Identifier Alzheimer par une prise de sang : une révolution possible, pour quoi faire ?
Publié le - par LeBlob.fr, avec l’AFP
Diagnostiquer la maladie d’Alzheimer à l’aide d’une simple prise de sang : cette révolution, rêvée par la recherche depuis des années, est en passe de devenir réalité. Mais pour les patients, l’intérêt ne sera tangible qu’à condition d’enfin disposer de traitements efficaces. « Les biomarqueurs sanguins vont changer la façon dont nous faisons le diagnostic », résume à l’AFP le neurologue Giovanni Frisoni, l’un des principaux spécialistes européens de la maladie d’Alzheimer.
C’est, depuis des années, l’un des principaux axes de la recherche sur cette maladie, la forme la plus courante de démence, qui frappe de façon irréversible des dizaines de millions de personnes dans le monde. L’idée est de pouvoir, par une simple prise de sang, repérer des signes révélateurs des mécanismes physiologiques par lesquels s’installe la maladie.
On connaît deux grands mécanismes, sans bien comprendre leur interaction : la formation dans le cerveau de plaques de protéines dites amyloïdes, qui compriment les neurones et les détruisent à terme. Et l’accumulation d’autres protéines, dites Tau, au sein des neurones eux-mêmes.

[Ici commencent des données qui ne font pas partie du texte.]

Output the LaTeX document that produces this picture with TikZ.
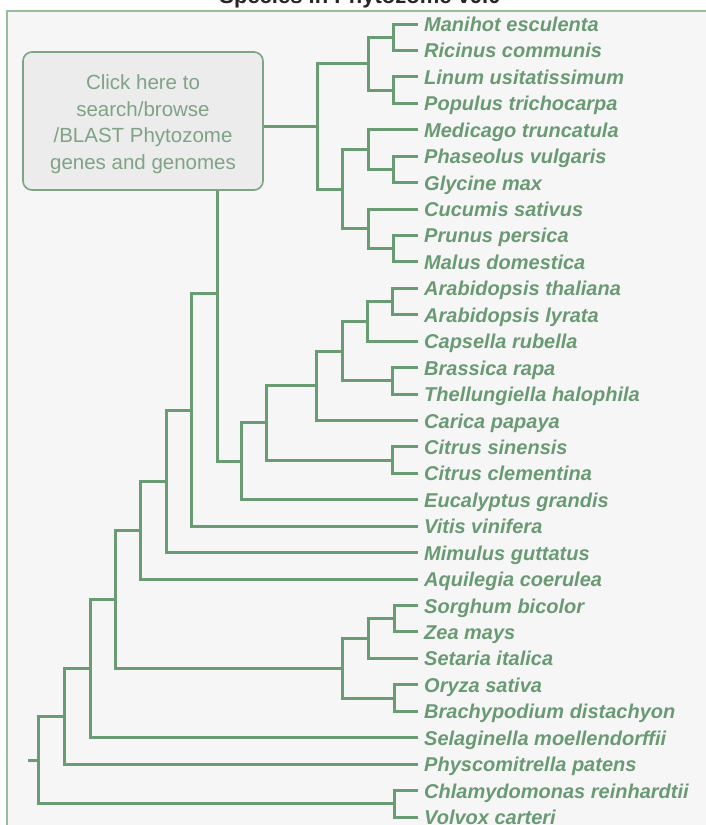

Des examens existent déjà : via une ponction lombaire ou via une technique d’imagerie médicale, la tomographie par émission de positons (PET). Mais comme ils sont longs, lourds et coûteux, beaucoup de patients restent bloqués à des constats cliniques, telle une forte perte de mémoire.
Certains tests sanguins sont déjà commercialisés mais, de fait, peu utilisés dans l’attente de données sur leur intérêt réel. Or, ces derniers mois, plusieurs études ont démontré l’efficacité de certains tests sanguins pour repérer les signes internes de la maladie. La plus notable remonte à janvier, dans la revue Jama Neurology. Réalisée en suivant quelque 800 personnes, elle conclut qu’un test sanguin permet de repérer une quantité anormale d’amyloïde ou de Tau avec une efficacité comparable aux examens actuellement en vigueur. Élément crucial, ce test s’avère utile à un stade « préclinique », avant même l’apparition de symptômes caractéristiques de la maladie.
Le monde médical a globalement salué une avancée importante, malgré des limites. Il faudra confirmer cette efficacité dans la pratique réelle et, surtout, un tel test ne fait que pointer la présence de mécanismes physiologiques qui ne se traduisent pas systématiquement par une démence.
Cela reste « une excellente étude qui nous place à deux doigts de pouvoir utiliser au quotidien un test sanguin de la maladie d’Alzheimer », a jugé le neurologue Bart de Strooper dans une réaction au Science Media Center (SMC) britannique. Au Royaume-Uni, c’est déjà presque une réalité. Un programme, à l’initiative de plusieurs organisations anti-Alzheimer, vise depuis l’an dernier à tester l’intérêt de ces tests sanguins au sein du système de soins britannique.
Mais pour quoi faire ? Sans traitement efficace, un diagnostic précoce n’a guère d’intérêt. Or beaucoup de neurologues se mettent actuellement à espérer que des médicaments puissent agir.
Après des décennies de recherches infructueuses, deux traitements – l’un par le laboratoire Eli Lilly, l’autre par Biogen – semblent pouvoir ralentir l’évolution d’Alzheimer en s’attaquant aux plaques amyloïdes. Leur efficacité est modeste et les effets secondaires sont lourds, mais pour nombre de neurologues, c’est un premier pas vers d’autres traitements plus performants. Dans ce contexte, il apparaît prometteur de pouvoir, à partir d’un simple test sanguin, repérer au plus vite une maladie d’Alzheimer afin de démultiplier l’effet d’un traitement.
Reste une nuance de taille. On parle ici d’un diagnostic précoce, chez des patients à la mémoire déjà défaillante, et certainement pas d’un dépistage qui s’adresserait à n’importe qui. « Aujourd’hui, ça ne servirait à rien de tester les biomarqueurs sanguins chez les personnes qui n’ont pas de déficit cognitif : ça ne ferait que du mal », souligne M. Frisoni.
Que faire, en effet, de l’annonce que l’on présente un risque plus élevé de développer la maladie, sans piste concrète pour pouvoir éviter son apparition ? M. Frisoni n’exclut toutefois pas un jour de voir le dépistage d’Alzheimer devenir réalité. « On est en train de tester certains médicaments qui visent à réduire le risque d’une démence d’Alzheimer, explique-t-il. Peut-être que dans cinq ou dix ans, ce sera dans la pratique clinique. À ce moment-là, je pourrai recommander de mesurer les biomarqueurs sanguins (comme outil de dépistage). Mais aujourd’hui, non ».